SHORT TASK =>
All of the lines below are to be printed again exactly; images are excluded from the output.

┄┄┄┄┄┄

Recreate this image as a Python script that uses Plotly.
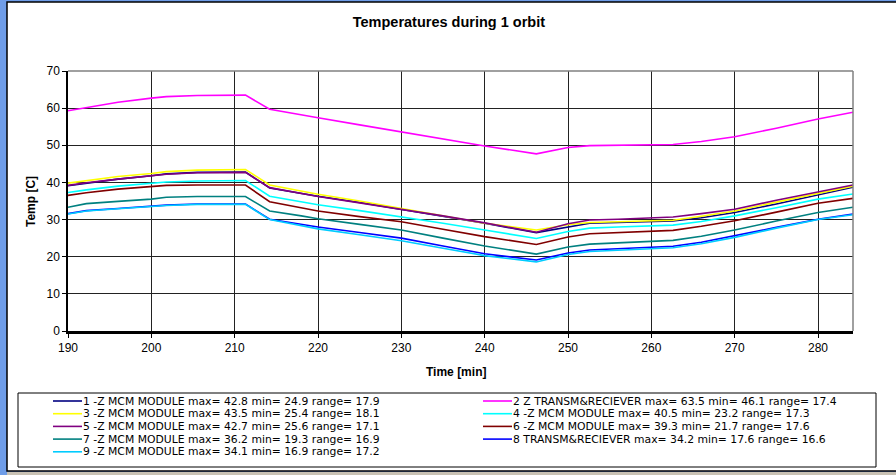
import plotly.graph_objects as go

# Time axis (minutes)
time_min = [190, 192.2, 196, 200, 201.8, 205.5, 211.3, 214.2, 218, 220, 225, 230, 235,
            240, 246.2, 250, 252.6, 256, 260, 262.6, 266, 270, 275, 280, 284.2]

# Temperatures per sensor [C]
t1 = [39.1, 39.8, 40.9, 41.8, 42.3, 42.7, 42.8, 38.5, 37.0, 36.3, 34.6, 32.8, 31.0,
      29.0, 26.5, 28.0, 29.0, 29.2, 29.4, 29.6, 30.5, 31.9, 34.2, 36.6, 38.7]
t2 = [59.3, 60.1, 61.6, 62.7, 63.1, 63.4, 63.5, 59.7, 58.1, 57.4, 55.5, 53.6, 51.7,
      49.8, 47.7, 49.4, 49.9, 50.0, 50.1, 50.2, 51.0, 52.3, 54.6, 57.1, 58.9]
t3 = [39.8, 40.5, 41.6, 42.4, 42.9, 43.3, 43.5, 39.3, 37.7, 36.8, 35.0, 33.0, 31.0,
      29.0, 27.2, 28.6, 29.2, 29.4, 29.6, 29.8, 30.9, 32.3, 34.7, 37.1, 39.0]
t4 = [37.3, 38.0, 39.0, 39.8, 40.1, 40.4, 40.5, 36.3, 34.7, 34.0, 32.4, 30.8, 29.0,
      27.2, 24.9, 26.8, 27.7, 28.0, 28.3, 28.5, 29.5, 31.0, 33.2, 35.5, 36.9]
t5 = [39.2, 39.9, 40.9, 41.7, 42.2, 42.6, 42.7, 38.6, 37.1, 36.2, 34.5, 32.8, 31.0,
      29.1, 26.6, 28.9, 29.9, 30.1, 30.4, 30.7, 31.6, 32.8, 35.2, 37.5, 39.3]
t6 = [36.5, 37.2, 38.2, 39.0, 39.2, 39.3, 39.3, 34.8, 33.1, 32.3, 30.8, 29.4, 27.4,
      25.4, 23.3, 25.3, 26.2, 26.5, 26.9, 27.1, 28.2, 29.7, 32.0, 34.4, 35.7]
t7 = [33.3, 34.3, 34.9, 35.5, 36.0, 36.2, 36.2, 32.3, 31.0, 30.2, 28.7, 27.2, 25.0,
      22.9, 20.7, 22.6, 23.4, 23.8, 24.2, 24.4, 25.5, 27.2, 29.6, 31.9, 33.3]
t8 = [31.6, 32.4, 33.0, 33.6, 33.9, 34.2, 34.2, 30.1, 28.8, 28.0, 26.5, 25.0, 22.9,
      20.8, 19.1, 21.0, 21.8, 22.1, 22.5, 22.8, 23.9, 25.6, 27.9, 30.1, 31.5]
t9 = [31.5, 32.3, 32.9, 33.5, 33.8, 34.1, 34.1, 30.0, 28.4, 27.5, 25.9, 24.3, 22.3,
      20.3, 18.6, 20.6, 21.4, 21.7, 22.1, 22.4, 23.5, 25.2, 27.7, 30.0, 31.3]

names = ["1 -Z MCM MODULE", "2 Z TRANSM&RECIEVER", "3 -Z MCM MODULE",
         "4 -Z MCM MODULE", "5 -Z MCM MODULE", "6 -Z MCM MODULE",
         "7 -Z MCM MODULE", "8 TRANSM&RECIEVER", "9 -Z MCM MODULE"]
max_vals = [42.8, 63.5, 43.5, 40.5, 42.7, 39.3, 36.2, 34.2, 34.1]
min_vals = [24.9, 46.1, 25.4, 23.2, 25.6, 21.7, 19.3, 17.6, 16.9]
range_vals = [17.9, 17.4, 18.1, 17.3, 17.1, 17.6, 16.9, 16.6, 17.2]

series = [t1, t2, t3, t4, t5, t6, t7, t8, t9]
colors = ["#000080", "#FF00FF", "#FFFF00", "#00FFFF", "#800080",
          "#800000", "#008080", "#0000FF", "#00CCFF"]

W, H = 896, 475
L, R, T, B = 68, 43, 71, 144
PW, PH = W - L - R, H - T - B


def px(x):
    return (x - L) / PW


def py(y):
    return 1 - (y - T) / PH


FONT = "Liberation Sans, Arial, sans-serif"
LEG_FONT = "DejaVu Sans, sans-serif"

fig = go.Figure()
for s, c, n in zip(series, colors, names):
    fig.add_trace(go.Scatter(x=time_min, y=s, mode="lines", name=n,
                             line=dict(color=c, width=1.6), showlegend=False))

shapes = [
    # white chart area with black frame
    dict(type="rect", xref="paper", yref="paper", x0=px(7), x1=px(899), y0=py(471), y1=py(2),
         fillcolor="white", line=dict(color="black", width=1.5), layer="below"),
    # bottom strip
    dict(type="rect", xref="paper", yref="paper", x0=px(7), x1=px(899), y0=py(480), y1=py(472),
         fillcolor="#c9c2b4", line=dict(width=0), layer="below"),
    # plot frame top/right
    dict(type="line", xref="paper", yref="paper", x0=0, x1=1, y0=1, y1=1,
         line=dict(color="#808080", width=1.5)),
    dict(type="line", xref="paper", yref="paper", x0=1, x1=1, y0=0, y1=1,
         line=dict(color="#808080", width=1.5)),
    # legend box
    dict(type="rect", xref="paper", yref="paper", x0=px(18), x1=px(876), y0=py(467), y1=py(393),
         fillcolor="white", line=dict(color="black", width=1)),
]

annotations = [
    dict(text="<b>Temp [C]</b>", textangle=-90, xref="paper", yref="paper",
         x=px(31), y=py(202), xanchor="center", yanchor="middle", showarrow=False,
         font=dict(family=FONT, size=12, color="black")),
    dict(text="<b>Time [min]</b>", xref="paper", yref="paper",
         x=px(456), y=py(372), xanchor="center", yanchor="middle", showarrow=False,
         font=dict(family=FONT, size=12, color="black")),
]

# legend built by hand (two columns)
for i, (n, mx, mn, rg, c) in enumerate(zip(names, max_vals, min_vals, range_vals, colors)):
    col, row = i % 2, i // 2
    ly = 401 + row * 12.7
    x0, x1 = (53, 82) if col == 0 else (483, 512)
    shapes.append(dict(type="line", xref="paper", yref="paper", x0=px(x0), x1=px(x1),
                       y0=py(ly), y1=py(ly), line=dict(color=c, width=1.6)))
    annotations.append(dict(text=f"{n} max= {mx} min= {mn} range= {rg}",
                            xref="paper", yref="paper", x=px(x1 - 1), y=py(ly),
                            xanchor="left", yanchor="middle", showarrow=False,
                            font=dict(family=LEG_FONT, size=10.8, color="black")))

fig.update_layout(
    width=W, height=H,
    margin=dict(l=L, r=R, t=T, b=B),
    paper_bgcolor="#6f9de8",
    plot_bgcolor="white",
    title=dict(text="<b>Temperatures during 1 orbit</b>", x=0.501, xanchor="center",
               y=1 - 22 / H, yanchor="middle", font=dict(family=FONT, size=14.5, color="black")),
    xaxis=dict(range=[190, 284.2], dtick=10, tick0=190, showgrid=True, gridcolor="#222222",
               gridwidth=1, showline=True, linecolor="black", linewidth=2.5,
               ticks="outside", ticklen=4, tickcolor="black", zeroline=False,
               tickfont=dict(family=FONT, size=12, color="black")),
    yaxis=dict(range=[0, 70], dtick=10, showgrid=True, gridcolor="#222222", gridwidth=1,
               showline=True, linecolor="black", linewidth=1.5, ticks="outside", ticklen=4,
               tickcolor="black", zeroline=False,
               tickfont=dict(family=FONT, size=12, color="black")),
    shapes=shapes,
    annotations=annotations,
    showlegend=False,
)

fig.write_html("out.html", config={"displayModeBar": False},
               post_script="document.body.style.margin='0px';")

┄┄┄┄┄┄

COMPLETE ANSWER =>
Recreate this image as a Python script that uses Plotly.
import plotly.graph_objects as go

# Time axis (minutes)
time_min = [190, 192.2, 196, 200, 201.8, 205.5, 211.3, 214.2, 218, 220, 225, 230, 235,
            240, 246.2, 250, 252.6, 256, 260, 262.6, 266, 270, 275, 280, 284.2]

# Temperatures per sensor [C]
t1 = [39.1, 39.8, 40.9, 41.8, 42.3, 42.7, 42.8, 38.5, 37.0, 36.3, 34.6, 32.8, 31.0,
      29.0, 26.5, 28.0, 29.0, 29.2, 29.4, 29.6, 30.5, 31.9, 34.2, 36.6, 38.7]
t2 = [59.3, 60.1, 61.6, 62.7, 63.1, 63.4, 63.5, 59.7, 58.1, 57.4, 55.5, 53.6, 51.7,
      49.8, 47.7, 49.4, 49.9, 50.0, 50.1, 50.2, 51.0, 52.3, 54.6, 57.1, 58.9]
t3 = [39.8, 40.5, 41.6, 42.4, 42.9, 43.3, 43.5, 39.3, 37.7, 36.8, 35.0, 33.0, 31.0,
      29.0, 27.2, 28.6, 29.2, 29.4, 29.6, 29.8, 30.9, 32.3, 34.7, 37.1, 39.0]
t4 = [37.3, 38.0, 39.0, 39.8, 40.1, 40.4, 40.5, 36.3, 34.7, 34.0, 32.4, 30.8, 29.0,
      27.2, 24.9, 26.8, 27.7, 28.0, 28.3, 28.5, 29.5, 31.0, 33.2, 35.5, 36.9]
t5 = [39.2, 39.9, 40.9, 41.7, 42.2, 42.6, 42.7, 38.6, 37.1, 36.2, 34.5, 32.8, 31.0,
      29.1, 26.6, 28.9, 29.9, 30.1, 30.4, 30.7, 31.6, 32.8, 35.2, 37.5, 39.3]
t6 = [36.5, 37.2, 38.2, 39.0, 39.2, 39.3, 39.3, 34.8, 33.1, 32.3, 30.8, 29.4, 27.4,
      25.4, 23.3, 25.3, 26.2, 26.5, 26.9, 27.1, 28.2, 29.7, 32.0, 34.4, 35.7]
t7 = [33.3, 34.3, 34.9, 35.5, 36.0, 36.2, 36.2, 32.3, 31.0, 30.2, 28.7, 27.2, 25.0,
      22.9, 20.7, 22.6, 23.4, 23.8, 24.2, 24.4, 25.5, 27.2, 29.6, 31.9, 33.3]
t8 = [31.6, 32.4, 33.0, 33.6, 33.9, 34.2, 34.2, 30.1, 28.8, 28.0, 26.5, 25.0, 22.9,
      20.8, 19.1, 21.0, 21.8, 22.1, 22.5, 22.8, 23.9, 25.6, 27.9, 30.1, 31.5]
t9 = [31.5, 32.3, 32.9, 33.5, 33.8, 34.1, 34.1, 30.0, 28.4, 27.5, 25.9, 24.3, 22.3,
      20.3, 18.6, 20.6, 21.4, 21.7, 22.1, 22.4, 23.5, 25.2, 27.7, 30.0, 31.3]

names = ["1 -Z MCM MODULE", "2 Z TRANSM&RECIEVER", "3 -Z MCM MODULE",
         "4 -Z MCM MODULE", "5 -Z MCM MODULE", "6 -Z MCM MODULE",
         "7 -Z MCM MODULE", "8 TRANSM&RECIEVER", "9 -Z MCM MODULE"]
max_vals = [42.8, 63.5, 43.5, 40.5, 42.7, 39.3, 36.2, 34.2, 34.1]
min_vals = [24.9, 46.1, 25.4, 23.2, 25.6, 21.7, 19.3, 17.6, 16.9]
range_vals = [17.9, 17.4, 18.1, 17.3, 17.1, 17.6, 16.9, 16.6, 17.2]

series = [t1, t2, t3, t4, t5, t6, t7, t8, t9]
colors = ["#000080", "#FF00FF", "#FFFF00", "#00FFFF", "#800080",
          "#800000", "#008080", "#0000FF", "#00CCFF"]

W, H = 896, 475
L, R, T, B = 68, 43, 71, 144
PW, PH = W - L - R, H - T - B


def px(x):
    return (x - L) / PW


def py(y):
    return 1 - (y - T) / PH


FONT = "Liberation Sans, Arial, sans-serif"
LEG_FONT = "DejaVu Sans, sans-serif"

fig = go.Figure()
for s, c, n in zip(series, colors, names):
    fig.add_trace(go.Scatter(x=time_min, y=s, mode="lines", name=n,
                             line=dict(color=c, width=1.6), showlegend=False))

shapes = [
    # white chart area with black frame
    dict(type="rect", xref="paper", yref="paper", x0=px(7), x1=px(899), y0=py(471), y1=py(2),
         fillcolor="white", line=dict(color="black", width=1.5), layer="below"),
    # bottom strip
    dict(type="rect", xref="paper", yref="paper", x0=px(7), x1=px(899), y0=py(480), y1=py(472),
         fillcolor="#c9c2b4", line=dict(width=0), layer="below"),
    # plot frame top/right
    dict(type="line", xref="paper", yref="paper", x0=0, x1=1, y0=1, y1=1,
         line=dict(color="#808080", width=1.5)),
    dict(type="line", xref="paper", yref="paper", x0=1, x1=1, y0=0, y1=1,
         line=dict(color="#808080", width=1.5)),
    # legend box
    dict(type="rect", xref="paper", yref="paper", x0=px(18), x1=px(876), y0=py(467), y1=py(393),
         fillcolor="white", line=dict(color="black", width=1)),
]

annotations = [
    dict(text="<b>Temp [C]</b>", textangle=-90, xref="paper", yref="paper",
         x=px(31), y=py(202), xanchor="center", yanchor="middle", showarrow=False,
         font=dict(family=FONT, size=12, color="black")),
    dict(text="<b>Time [min]</b>", xref="paper", yref="paper",
         x=px(456), y=py(372), xanchor="center", yanchor="middle", showarrow=False,
         font=dict(family=FONT, size=12, color="black")),
]

# legend built by hand (two columns)
for i, (n, mx, mn, rg, c) in enumerate(zip(names, max_vals, min_vals, range_vals, colors)):
    col, row = i % 2, i // 2
    ly = 401 + row * 12.7
    x0, x1 = (53, 82) if col == 0 else (483, 512)
    shapes.append(dict(type="line", xref="paper", yref="paper", x0=px(x0), x1=px(x1),
                       y0=py(ly), y1=py(ly), line=dict(color=c, width=1.6)))
    annotations.append(dict(text=f"{n} max= {mx} min= {mn} range= {rg}",
                            xref="paper", yref="paper", x=px(x1 - 1), y=py(ly),
                            xanchor="left", yanchor="middle", showarrow=False,
                            font=dict(family=LEG_FONT, size=10.8, color="black")))

fig.update_layout(
    width=W, height=H,
    margin=dict(l=L, r=R, t=T, b=B),
    paper_bgcolor="#6f9de8",
    plot_bgcolor="white",
    title=dict(text="<b>Temperatures during 1 orbit</b>", x=0.501, xanchor="center",
               y=1 - 22 / H, yanchor="middle", font=dict(family=FONT, size=14.5, color="black")),
    xaxis=dict(range=[190, 284.2], dtick=10, tick0=190, showgrid=True, gridcolor="#222222",
               gridwidth=1, showline=True, linecolor="black", linewidth=2.5,
               ticks="outside", ticklen=4, tickcolor="black", zeroline=False,
               tickfont=dict(family=FONT, size=12, color="black")),
    yaxis=dict(range=[0, 70], dtick=10, showgrid=True, gridcolor="#222222", gridwidth=1,
               showline=True, linecolor="black", linewidth=1.5, ticks="outside", ticklen=4,
               tickcolor="black", zeroline=False,
               tickfont=dict(family=FONT, size=12, color="black")),
    shapes=shapes,
    annotations=annotations,
    showlegend=False,
)

fig.write_html("out.html", config={"displayModeBar": False},
               post_script="document.body.style.margin='0px';")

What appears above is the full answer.